Dictionary of National Biography, 1885-1900/Rathbone, John
RATHBONE, JOHN (1750?–1807), artist, born in Cheshire about 1750, practised in Manchester, London, and Preston as a landscape-painter in both oil and watercolour. Although he gained the name of the ‘Manchester Wilson’ [see Wilson, Richard, (1714–1782)], his works in oil are opaque, flat, and ineffective. His works in watercolour, though in the light and washed style then practised, are well drawn and interesting. The British Museum possesses three of his watercolour drawings, all of which are landscapes with figures, and there is a cleverly drawn landscape by him in grey faded tints at South Kensington. There is a landscape in oils in the Walker Art Gallery, Liverpool, by Rathbone, and two hang in the Peel Park Art Gallery, Salford. Between 1785 and 1806 Rathbone exhibited forty-eight landscapes at the Royal Academy and two at the Society of Artists.
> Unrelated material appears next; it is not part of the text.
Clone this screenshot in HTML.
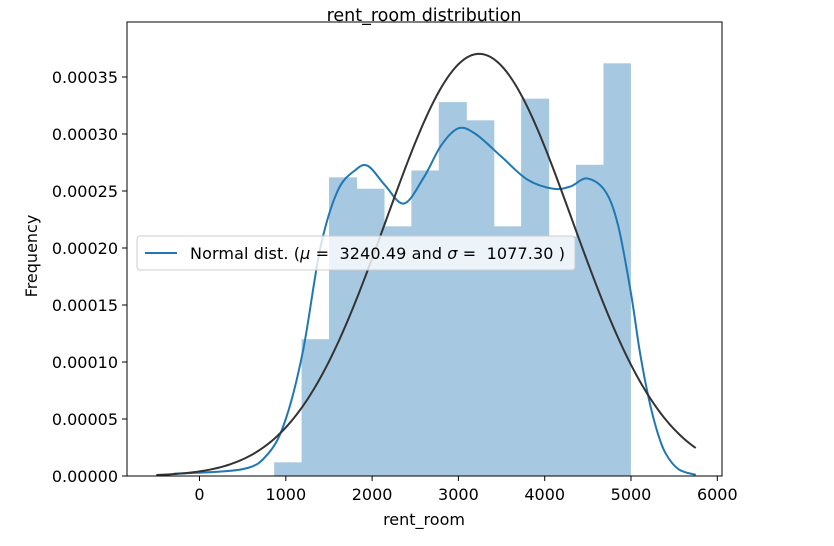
<!DOCTYPE html>
<html><head><meta charset="utf-8"><style>
body{margin:0;background:#fff;}
text{font-family:"DejaVu Sans","Liberation Sans",sans-serif;fill:#000;}
</style></head><body>
<svg id="chart" width="834" height="541" viewBox="0 0 834 541">
<g id="bars"></g>
<path id="kde" fill="none" stroke="#1f77b4" stroke-width="2"/>
<path id="norm" fill="none" stroke="#333" stroke-width="2"/>
<rect x="127" y="22" width="595" height="454" fill="none" stroke="#000" stroke-width="1"/>
<g id="xt"></g>
<g id="yt"></g>
<text x="424" y="21" font-size="17.5" text-anchor="middle">rent_room distribution</text>
<text x="424" y="525" font-size="16" text-anchor="middle">rent_room</text>
<text transform="translate(37,256) rotate(-90)" font-size="16" text-anchor="middle">Frequency</text>
<g>
<rect x="137" y="236" width="438" height="34" rx="3" fill="#fff" fill-opacity="0.8" stroke="#ccc"/>
<line x1="145" y1="253" x2="177" y2="253" stroke="#1f77b4" stroke-width="2"/>
<text x="190" y="259" font-size="16" textLength="375" xml:space="preserve">Normal dist. (<tspan font-style="italic">μ</tspan> =  3240.49 and <tspan font-style="italic">σ</tspan> =  1077.30 )</text>
</g>
</svg>
<script>
const binStart = 865, binWidth = 318;
const binValues = [0.000012,0.00012,0.000262,0.000252,0.000219,0.000268,0.000328,0.000312,0.000219,0.000331,0.00021,0.000273,0.000362];
const kdeX = [-300,500,800,1000,1200,1400,1600,1800,1952,2150,2370,2600,2800,3000,3200,3500,3800,4100,4300,4490,4700,4850,5000,5100,5200,5300,5400,5550,5750];
const kdeY = [0.000002,0.000006,0.00002,0.00005,0.00011,0.0002,0.00025,0.000268,0.000272,0.000255,0.000239,0.000262,0.00029,0.000305,0.0003,0.00028,0.00026,0.000252,0.000254,0.000261,0.00025,0.00022,0.00016,0.00011,0.00007,0.00004,0.00002,0.000006,0.000001];
const mu = [3240.49], sigma = [1077.30];
const normRange = [-500, 5750];
const xTicks = [0,1000,2000,3000,4000,5000,6000];
const yTicks = [0,0.00005,0.0001,0.00015,0.0002,0.00025,0.0003,0.00035];
const NS='http://www.w3.org/2000/svg';
const X = v => 199.5 + v*0.0863;
const Y = v => 476 - v/0.00005*57;
const bars = document.getElementById('bars');
binValues.forEach((v,i)=>{
  const r=document.createElementNS(NS,'rect');
  const x0=X(binStart+i*binWidth), x1=X(binStart+(i+1)*binWidth);
  r.setAttribute('x',x0);r.setAttribute('width',x1-x0+(i<binValues.length-1?0.6:0));
  r.setAttribute('y',Y(v));r.setAttribute('height',476-Y(v));
  r.setAttribute('fill','#a6c8e0');
  
  
  bars.appendChild(r);
});
function smooth(px,py){
  let d='M'+px[0]+','+py[0];
  for(let i=0;i<px.length-1;i++){
    const x0=px[i-1]??px[i],y0=py[i-1]??py[i],x3=px[i+2]??px[i+1],y3=py[i+2]??py[i+1];
    const c1x=px[i]+(px[i+1]-x0)/6,c1y=py[i]+(py[i+1]-y0)/6;
    const c2x=px[i+1]-(x3-px[i])/6,c2y=py[i+1]-(y3-py[i])/6;
    d+=' C'+c1x+','+c1y+' '+c2x+','+c2y+' '+px[i+1]+','+py[i+1];
  }
  return d;
}
document.getElementById('kde').setAttribute('d',smooth(kdeX.map(X),kdeY.map(Y)));
let nd='';
for(let k=0;k<=200;k++){
  const x=normRange[0]+(normRange[1]-normRange[0])*k/200;
  const y=Math.exp(-0.5*((x-mu[0])/sigma[0])**2)/(sigma[0]*Math.sqrt(2*Math.PI));
  nd+=(k?'L':'M')+X(x).toFixed(2)+','+Y(y).toFixed(2);
}
document.getElementById('norm').setAttribute('d',nd);
const xt=document.getElementById('xt');
xTicks.forEach(t=>{
  const l=document.createElementNS(NS,'line');
  l.setAttribute('x1',X(t));l.setAttribute('x2',X(t));l.setAttribute('y1',476);l.setAttribute('y2',481);l.setAttribute('stroke','#000');
  
  
  xt.appendChild(l);
  const s=document.createElementNS(NS,'text');
  s.setAttribute('x',X(t));s.setAttribute('y',500);s.setAttribute('font-size','16');s.setAttribute('text-anchor','middle');
  
  
  s.textContent=t;xt.appendChild(s);
});
const yt=document.getElementById('yt');
yTicks.forEach(t=>{
  const l=document.createElementNS(NS,'line');
  l.setAttribute('x1',122);l.setAttribute('x2',127);l.setAttribute('y1',Y(t));l.setAttribute('y2',Y(t));l.setAttribute('stroke','#000');
  
  
  yt.appendChild(l);
  const s=document.createElementNS(NS,'text');
  s.setAttribute('x',118);s.setAttribute('y',Y(t)+6);s.setAttribute('font-size','16');s.setAttribute('text-anchor','end');
  
  
  s.textContent=t.toFixed(5);yt.appendChild(s);
});
</script>
</body></html>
He also exhibited three landscapes at the exhibition of the Society of Artists in Liverpool in August 1774. The catalogue states against his name ‘now at Preston.’ George Morland [q. v.] and Julius Cæsar Ibbetson [q. v.] were intimate friends, and many of the figures in his pictures are assigned to them. Rathbone died in 1807.
[Redgrave's Dict. of Artists; Graves's Dict. of Artists; Bryan's Dict. ed. Graves; Exhibition Catalogues; Mayer's Early Art in Liverpool.]